-------- DATASET SECTION --------
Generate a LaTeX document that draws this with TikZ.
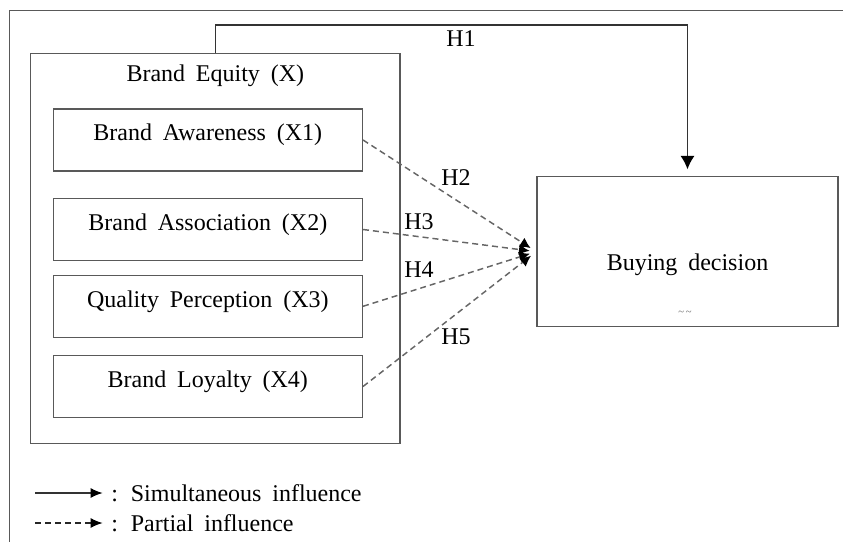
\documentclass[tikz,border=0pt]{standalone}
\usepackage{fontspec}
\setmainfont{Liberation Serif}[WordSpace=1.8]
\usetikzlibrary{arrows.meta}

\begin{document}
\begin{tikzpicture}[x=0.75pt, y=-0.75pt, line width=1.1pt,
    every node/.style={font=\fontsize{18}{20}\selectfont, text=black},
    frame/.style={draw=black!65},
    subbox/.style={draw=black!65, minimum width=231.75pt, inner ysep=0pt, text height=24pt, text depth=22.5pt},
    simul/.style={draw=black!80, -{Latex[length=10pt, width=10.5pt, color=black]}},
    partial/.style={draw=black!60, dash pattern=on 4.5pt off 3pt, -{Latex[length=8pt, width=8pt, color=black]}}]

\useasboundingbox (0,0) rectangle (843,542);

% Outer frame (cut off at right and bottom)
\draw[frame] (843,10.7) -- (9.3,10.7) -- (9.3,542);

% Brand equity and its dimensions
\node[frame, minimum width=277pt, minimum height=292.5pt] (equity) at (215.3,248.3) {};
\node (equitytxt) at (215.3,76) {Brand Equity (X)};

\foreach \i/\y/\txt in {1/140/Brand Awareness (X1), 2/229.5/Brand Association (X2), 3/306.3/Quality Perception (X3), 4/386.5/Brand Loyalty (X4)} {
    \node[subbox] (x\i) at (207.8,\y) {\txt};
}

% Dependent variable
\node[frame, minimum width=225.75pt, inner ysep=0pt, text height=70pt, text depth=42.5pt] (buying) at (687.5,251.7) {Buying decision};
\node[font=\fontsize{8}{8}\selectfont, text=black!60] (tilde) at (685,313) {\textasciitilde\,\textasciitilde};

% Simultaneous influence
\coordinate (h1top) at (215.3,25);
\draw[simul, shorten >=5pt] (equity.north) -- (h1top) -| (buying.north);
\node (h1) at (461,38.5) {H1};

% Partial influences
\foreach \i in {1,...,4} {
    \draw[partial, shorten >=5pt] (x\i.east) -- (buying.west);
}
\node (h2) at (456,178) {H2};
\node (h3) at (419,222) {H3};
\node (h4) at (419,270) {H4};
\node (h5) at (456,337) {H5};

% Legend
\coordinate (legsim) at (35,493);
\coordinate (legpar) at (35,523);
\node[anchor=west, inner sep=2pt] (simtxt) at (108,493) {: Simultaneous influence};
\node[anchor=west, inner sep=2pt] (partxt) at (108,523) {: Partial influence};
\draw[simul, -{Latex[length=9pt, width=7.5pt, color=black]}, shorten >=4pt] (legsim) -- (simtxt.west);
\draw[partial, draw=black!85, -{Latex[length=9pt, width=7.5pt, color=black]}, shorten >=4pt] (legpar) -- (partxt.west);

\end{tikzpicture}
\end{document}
--------
-- WORK TO BE COMPLETED --
Print the whole listing above once more, word for word, without its pictures.

-- IN RESPONSE --
Generate a LaTeX document that draws this with TikZ.
\documentclass[tikz,border=0pt]{standalone}
\usepackage{fontspec}
\setmainfont{Liberation Serif}[WordSpace=1.8]
\usetikzlibrary{arrows.meta}

\begin{document}
\begin{tikzpicture}[x=0.75pt, y=-0.75pt, line width=1.1pt,
    every node/.style={font=\fontsize{18}{20}\selectfont, text=black},
    frame/.style={draw=black!65},
    subbox/.style={draw=black!65, minimum width=231.75pt, inner ysep=0pt, text height=24pt, text depth=22.5pt},
    simul/.style={draw=black!80, -{Latex[length=10pt, width=10.5pt, color=black]}},
    partial/.style={draw=black!60, dash pattern=on 4.5pt off 3pt, -{Latex[length=8pt, width=8pt, color=black]}}]

\useasboundingbox (0,0) rectangle (843,542);

% Outer frame (cut off at right and bottom)
\draw[frame] (843,10.7) -- (9.3,10.7) -- (9.3,542);

% Brand equity and its dimensions
\node[frame, minimum width=277pt, minimum height=292.5pt] (equity) at (215.3,248.3) {};
\node (equitytxt) at (215.3,76) {Brand Equity (X)};

\foreach \i/\y/\txt in {1/140/Brand Awareness (X1), 2/229.5/Brand Association (X2), 3/306.3/Quality Perception (X3), 4/386.5/Brand Loyalty (X4)} {
    \node[subbox] (x\i) at (207.8,\y) {\txt};
}

% Dependent variable
\node[frame, minimum width=225.75pt, inner ysep=0pt, text height=70pt, text depth=42.5pt] (buying) at (687.5,251.7) {Buying decision};
\node[font=\fontsize{8}{8}\selectfont, text=black!60] (tilde) at (685,313) {\textasciitilde\,\textasciitilde};

% Simultaneous influence
\coordinate (h1top) at (215.3,25);
\draw[simul, shorten >=5pt] (equity.north) -- (h1top) -| (buying.north);
\node (h1) at (461,38.5) {H1};

% Partial influences
\foreach \i in {1,...,4} {
    \draw[partial, shorten >=5pt] (x\i.east) -- (buying.west);
}
\node (h2) at (456,178) {H2};
\node (h3) at (419,222) {H3};
\node (h4) at (419,270) {H4};
\node (h5) at (456,337) {H5};

% Legend
\coordinate (legsim) at (35,493);
\coordinate (legpar) at (35,523);
\node[anchor=west, inner sep=2pt] (simtxt) at (108,493) {: Simultaneous influence};
\node[anchor=west, inner sep=2pt] (partxt) at (108,523) {: Partial influence};
\draw[simul, -{Latex[length=9pt, width=7.5pt, color=black]}, shorten >=4pt] (legsim) -- (simtxt.west);
\draw[partial, draw=black!85, -{Latex[length=9pt, width=7.5pt, color=black]}, shorten >=4pt] (legpar) -- (partxt.west);

\end{tikzpicture}
\end{document}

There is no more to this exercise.